--- Begin ---

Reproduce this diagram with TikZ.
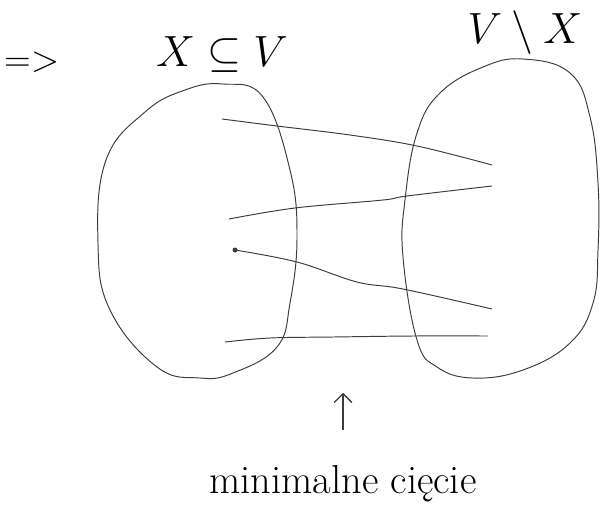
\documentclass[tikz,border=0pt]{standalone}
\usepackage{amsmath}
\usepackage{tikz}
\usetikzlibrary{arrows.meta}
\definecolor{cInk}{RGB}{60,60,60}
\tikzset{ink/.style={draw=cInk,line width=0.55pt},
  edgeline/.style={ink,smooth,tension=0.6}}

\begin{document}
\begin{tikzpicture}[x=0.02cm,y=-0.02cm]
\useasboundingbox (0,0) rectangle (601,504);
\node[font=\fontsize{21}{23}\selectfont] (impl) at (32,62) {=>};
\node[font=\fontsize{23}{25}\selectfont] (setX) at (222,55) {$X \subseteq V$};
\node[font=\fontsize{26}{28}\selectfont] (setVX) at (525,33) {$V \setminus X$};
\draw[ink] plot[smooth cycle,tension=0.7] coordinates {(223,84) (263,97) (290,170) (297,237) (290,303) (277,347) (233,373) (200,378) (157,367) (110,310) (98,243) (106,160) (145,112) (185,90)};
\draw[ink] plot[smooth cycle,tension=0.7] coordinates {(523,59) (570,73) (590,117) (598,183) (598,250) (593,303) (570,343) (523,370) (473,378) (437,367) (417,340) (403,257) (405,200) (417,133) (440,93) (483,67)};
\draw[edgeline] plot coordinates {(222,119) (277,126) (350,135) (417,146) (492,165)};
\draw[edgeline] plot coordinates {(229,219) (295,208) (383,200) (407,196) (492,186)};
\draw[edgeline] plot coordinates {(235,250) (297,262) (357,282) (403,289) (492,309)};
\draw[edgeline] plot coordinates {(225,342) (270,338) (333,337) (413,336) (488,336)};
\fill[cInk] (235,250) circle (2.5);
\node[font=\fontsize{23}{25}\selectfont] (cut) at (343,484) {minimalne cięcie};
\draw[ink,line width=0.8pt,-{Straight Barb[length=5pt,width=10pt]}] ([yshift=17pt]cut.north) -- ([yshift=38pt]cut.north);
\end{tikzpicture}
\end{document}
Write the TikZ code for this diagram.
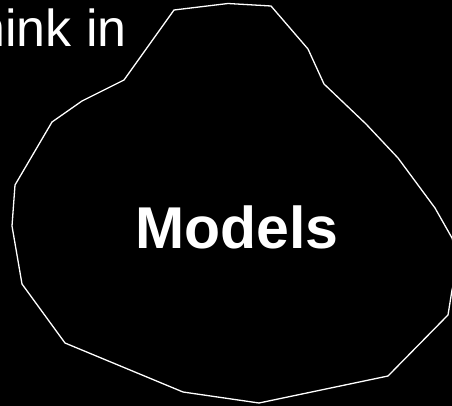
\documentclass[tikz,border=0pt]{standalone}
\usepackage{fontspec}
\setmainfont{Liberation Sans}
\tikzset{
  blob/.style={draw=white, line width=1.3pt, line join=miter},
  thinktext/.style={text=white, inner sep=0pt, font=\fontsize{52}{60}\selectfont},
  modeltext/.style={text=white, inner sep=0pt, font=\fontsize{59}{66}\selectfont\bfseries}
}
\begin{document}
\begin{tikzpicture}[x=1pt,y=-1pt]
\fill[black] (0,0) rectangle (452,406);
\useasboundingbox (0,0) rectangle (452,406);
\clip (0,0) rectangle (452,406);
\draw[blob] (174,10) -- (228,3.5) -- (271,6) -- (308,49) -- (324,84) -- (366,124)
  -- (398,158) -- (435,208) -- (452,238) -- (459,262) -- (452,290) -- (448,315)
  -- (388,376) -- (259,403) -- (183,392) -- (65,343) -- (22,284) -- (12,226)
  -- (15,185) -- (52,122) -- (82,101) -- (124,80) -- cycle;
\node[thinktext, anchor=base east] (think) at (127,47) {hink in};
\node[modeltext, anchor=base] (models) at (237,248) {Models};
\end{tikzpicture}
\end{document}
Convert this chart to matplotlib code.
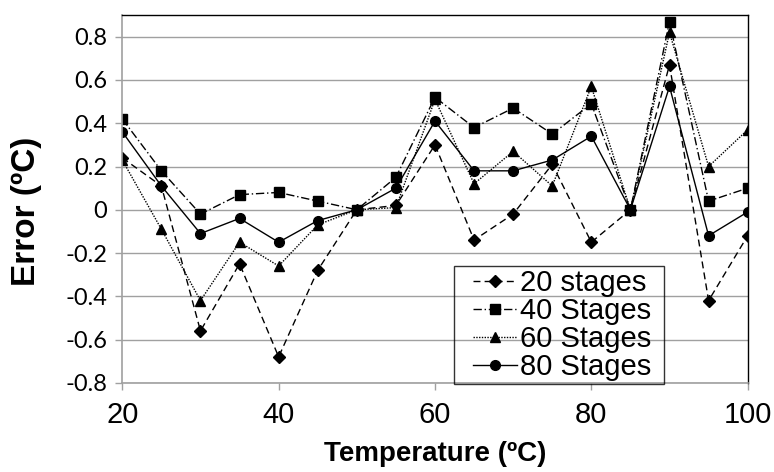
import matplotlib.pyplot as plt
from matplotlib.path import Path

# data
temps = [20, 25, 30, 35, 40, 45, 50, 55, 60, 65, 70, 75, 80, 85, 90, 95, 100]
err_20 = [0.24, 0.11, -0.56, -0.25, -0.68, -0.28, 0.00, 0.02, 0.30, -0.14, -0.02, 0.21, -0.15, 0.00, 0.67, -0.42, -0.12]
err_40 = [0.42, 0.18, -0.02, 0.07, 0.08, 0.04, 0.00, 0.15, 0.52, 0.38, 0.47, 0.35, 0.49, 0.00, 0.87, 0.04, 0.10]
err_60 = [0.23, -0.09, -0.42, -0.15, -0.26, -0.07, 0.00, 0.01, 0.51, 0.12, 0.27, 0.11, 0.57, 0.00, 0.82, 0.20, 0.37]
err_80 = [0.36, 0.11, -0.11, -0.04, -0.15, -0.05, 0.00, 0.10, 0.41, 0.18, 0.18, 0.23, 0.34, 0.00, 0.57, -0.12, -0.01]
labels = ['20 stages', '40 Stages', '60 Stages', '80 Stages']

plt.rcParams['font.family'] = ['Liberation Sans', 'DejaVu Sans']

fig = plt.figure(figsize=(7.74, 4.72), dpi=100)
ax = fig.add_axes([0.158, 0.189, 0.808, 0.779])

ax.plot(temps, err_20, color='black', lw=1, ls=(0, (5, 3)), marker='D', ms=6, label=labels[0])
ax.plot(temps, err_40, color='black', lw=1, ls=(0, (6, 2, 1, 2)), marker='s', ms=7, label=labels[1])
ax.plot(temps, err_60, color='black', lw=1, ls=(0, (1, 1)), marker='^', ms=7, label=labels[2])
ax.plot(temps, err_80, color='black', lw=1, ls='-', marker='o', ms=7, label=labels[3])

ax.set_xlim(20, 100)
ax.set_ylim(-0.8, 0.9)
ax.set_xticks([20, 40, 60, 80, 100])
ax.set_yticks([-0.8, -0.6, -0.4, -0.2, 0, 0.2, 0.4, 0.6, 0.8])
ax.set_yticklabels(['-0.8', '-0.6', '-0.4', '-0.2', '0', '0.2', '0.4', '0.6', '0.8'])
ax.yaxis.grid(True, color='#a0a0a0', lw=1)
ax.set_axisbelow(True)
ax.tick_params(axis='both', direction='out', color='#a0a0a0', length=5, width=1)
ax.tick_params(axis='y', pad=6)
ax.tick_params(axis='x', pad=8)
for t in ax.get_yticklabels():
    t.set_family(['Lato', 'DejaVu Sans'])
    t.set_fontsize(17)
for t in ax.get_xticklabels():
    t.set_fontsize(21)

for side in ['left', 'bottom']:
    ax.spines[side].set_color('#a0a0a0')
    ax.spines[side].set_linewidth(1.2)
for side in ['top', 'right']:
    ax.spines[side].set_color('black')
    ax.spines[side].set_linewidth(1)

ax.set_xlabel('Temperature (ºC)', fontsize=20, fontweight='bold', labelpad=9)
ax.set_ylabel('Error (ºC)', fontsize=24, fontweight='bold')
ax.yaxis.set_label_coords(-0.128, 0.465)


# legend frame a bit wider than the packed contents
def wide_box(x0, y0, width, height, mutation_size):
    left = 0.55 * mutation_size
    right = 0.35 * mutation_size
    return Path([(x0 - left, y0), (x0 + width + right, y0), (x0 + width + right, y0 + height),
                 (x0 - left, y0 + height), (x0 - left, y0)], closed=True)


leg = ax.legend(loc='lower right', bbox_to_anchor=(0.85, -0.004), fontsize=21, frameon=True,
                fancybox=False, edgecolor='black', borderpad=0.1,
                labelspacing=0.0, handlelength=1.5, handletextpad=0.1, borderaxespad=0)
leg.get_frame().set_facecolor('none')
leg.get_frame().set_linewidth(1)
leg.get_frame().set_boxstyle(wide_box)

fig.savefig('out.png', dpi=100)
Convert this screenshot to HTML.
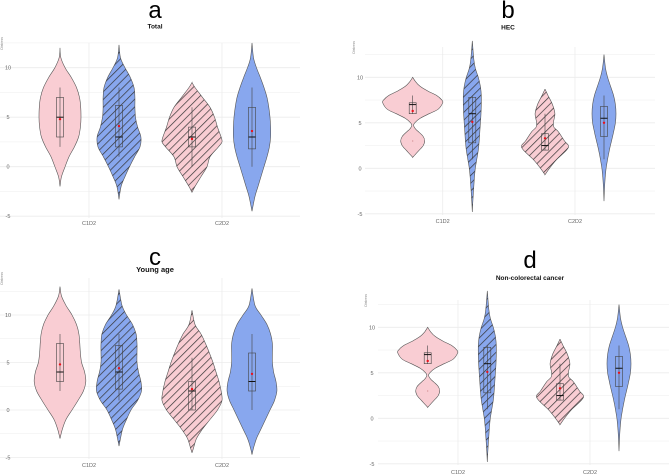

--- End ---

Take the listing and print it again exactly, but without any pictures.

Reproduce this diagram with TikZ.
\documentclass[tikz,border=0pt]{standalone}
\usepackage{amsmath}
\usepackage{tikz}
\usetikzlibrary{arrows.meta}
\definecolor{cInk}{RGB}{60,60,60}
\tikzset{ink/.style={draw=cInk,line width=0.55pt},
  edgeline/.style={ink,smooth,tension=0.6}}

\begin{document}
\begin{tikzpicture}[x=0.02cm,y=-0.02cm]
\useasboundingbox (0,0) rectangle (601,504);
\node[font=\fontsize{21}{23}\selectfont] (impl) at (32,62) {=>};
\node[font=\fontsize{23}{25}\selectfont] (setX) at (222,55) {$X \subseteq V$};
\node[font=\fontsize{26}{28}\selectfont] (setVX) at (525,33) {$V \setminus X$};
\draw[ink] plot[smooth cycle,tension=0.7] coordinates {(223,84) (263,97) (290,170) (297,237) (290,303) (277,347) (233,373) (200,378) (157,367) (110,310) (98,243) (106,160) (145,112) (185,90)};
\draw[ink] plot[smooth cycle,tension=0.7] coordinates {(523,59) (570,73) (590,117) (598,183) (598,250) (593,303) (570,343) (523,370) (473,378) (437,367) (417,340) (403,257) (405,200) (417,133) (440,93) (483,67)};
\draw[edgeline] plot coordinates {(222,119) (277,126) (350,135) (417,146) (492,165)};
\draw[edgeline] plot coordinates {(229,219) (295,208) (383,200) (407,196) (492,186)};
\draw[edgeline] plot coordinates {(235,250) (297,262) (357,282) (403,289) (492,309)};
\draw[edgeline] plot coordinates {(225,342) (270,338) (333,337) (413,336) (488,336)};
\fill[cInk] (235,250) circle (2.5);
\node[font=\fontsize{23}{25}\selectfont] (cut) at (343,484) {minimalne cięcie};
\draw[ink,line width=0.8pt,-{Straight Barb[length=5pt,width=10pt]}] ([yshift=17pt]cut.north) -- ([yshift=38pt]cut.north);
\end{tikzpicture}
\end{document}
Write the TikZ code for this diagram.
\documentclass[tikz,border=0pt]{standalone}
\usepackage{fontspec}
\setmainfont{Liberation Sans}
\tikzset{
  blob/.style={draw=white, line width=1.3pt, line join=miter},
  thinktext/.style={text=white, inner sep=0pt, font=\fontsize{52}{60}\selectfont},
  modeltext/.style={text=white, inner sep=0pt, font=\fontsize{59}{66}\selectfont\bfseries}
}
\begin{document}
\begin{tikzpicture}[x=1pt,y=-1pt]
\fill[black] (0,0) rectangle (452,406);
\useasboundingbox (0,0) rectangle (452,406);
\clip (0,0) rectangle (452,406);
\draw[blob] (174,10) -- (228,3.5) -- (271,6) -- (308,49) -- (324,84) -- (366,124)
  -- (398,158) -- (435,208) -- (452,238) -- (459,262) -- (452,290) -- (448,315)
  -- (388,376) -- (259,403) -- (183,392) -- (65,343) -- (22,284) -- (12,226)
  -- (15,185) -- (52,122) -- (82,101) -- (124,80) -- cycle;
\node[thinktext, anchor=base east] (think) at (127,47) {hink in};
\node[modeltext, anchor=base] (models) at (237,248) {Models};
\end{tikzpicture}
\end{document}
Convert this chart to matplotlib code.
import matplotlib.pyplot as plt
from matplotlib.path import Path

# data
temps = [20, 25, 30, 35, 40, 45, 50, 55, 60, 65, 70, 75, 80, 85, 90, 95, 100]
err_20 = [0.24, 0.11, -0.56, -0.25, -0.68, -0.28, 0.00, 0.02, 0.30, -0.14, -0.02, 0.21, -0.15, 0.00, 0.67, -0.42, -0.12]
err_40 = [0.42, 0.18, -0.02, 0.07, 0.08, 0.04, 0.00, 0.15, 0.52, 0.38, 0.47, 0.35, 0.49, 0.00, 0.87, 0.04, 0.10]
err_60 = [0.23, -0.09, -0.42, -0.15, -0.26, -0.07, 0.00, 0.01, 0.51, 0.12, 0.27, 0.11, 0.57, 0.00, 0.82, 0.20, 0.37]
err_80 = [0.36, 0.11, -0.11, -0.04, -0.15, -0.05, 0.00, 0.10, 0.41, 0.18, 0.18, 0.23, 0.34, 0.00, 0.57, -0.12, -0.01]
labels = ['20 stages', '40 Stages', '60 Stages', '80 Stages']

plt.rcParams['font.family'] = ['Liberation Sans', 'DejaVu Sans']

fig = plt.figure(figsize=(7.74, 4.72), dpi=100)
ax = fig.add_axes([0.158, 0.189, 0.808, 0.779])

ax.plot(temps, err_20, color='black', lw=1, ls=(0, (5, 3)), marker='D', ms=6, label=labels[0])
ax.plot(temps, err_40, color='black', lw=1, ls=(0, (6, 2, 1, 2)), marker='s', ms=7, label=labels[1])
ax.plot(temps, err_60, color='black', lw=1, ls=(0, (1, 1)), marker='^', ms=7, label=labels[2])
ax.plot(temps, err_80, color='black', lw=1, ls='-', marker='o', ms=7, label=labels[3])

ax.set_xlim(20, 100)
ax.set_ylim(-0.8, 0.9)
ax.set_xticks([20, 40, 60, 80, 100])
ax.set_yticks([-0.8, -0.6, -0.4, -0.2, 0, 0.2, 0.4, 0.6, 0.8])
ax.set_yticklabels(['-0.8', '-0.6', '-0.4', '-0.2', '0', '0.2', '0.4', '0.6', '0.8'])
ax.yaxis.grid(True, color='#a0a0a0', lw=1)
ax.set_axisbelow(True)
ax.tick_params(axis='both', direction='out', color='#a0a0a0', length=5, width=1)
ax.tick_params(axis='y', pad=6)
ax.tick_params(axis='x', pad=8)
for t in ax.get_yticklabels():
    t.set_family(['Lato', 'DejaVu Sans'])
    t.set_fontsize(17)
for t in ax.get_xticklabels():
    t.set_fontsize(21)

for side in ['left', 'bottom']:
    ax.spines[side].set_color('#a0a0a0')
    ax.spines[side].set_linewidth(1.2)
for side in ['top', 'right']:
    ax.spines[side].set_color('black')
    ax.spines[side].set_linewidth(1)

ax.set_xlabel('Temperature (ºC)', fontsize=20, fontweight='bold', labelpad=9)
ax.set_ylabel('Error (ºC)', fontsize=24, fontweight='bold')
ax.yaxis.set_label_coords(-0.128, 0.465)


# legend frame a bit wider than the packed contents
def wide_box(x0, y0, width, height, mutation_size):
    left = 0.55 * mutation_size
    right = 0.35 * mutation_size
    return Path([(x0 - left, y0), (x0 + width + right, y0), (x0 + width + right, y0 + height),
                 (x0 - left, y0 + height), (x0 - left, y0)], closed=True)


leg = ax.legend(loc='lower right', bbox_to_anchor=(0.85, -0.004), fontsize=21, frameon=True,
                fancybox=False, edgecolor='black', borderpad=0.1,
                labelspacing=0.0, handlelength=1.5, handletextpad=0.1, borderaxespad=0)
leg.get_frame().set_facecolor('none')
leg.get_frame().set_linewidth(1)
leg.get_frame().set_boxstyle(wide_box)

fig.savefig('out.png', dpi=100)
Convert this screenshot to HTML.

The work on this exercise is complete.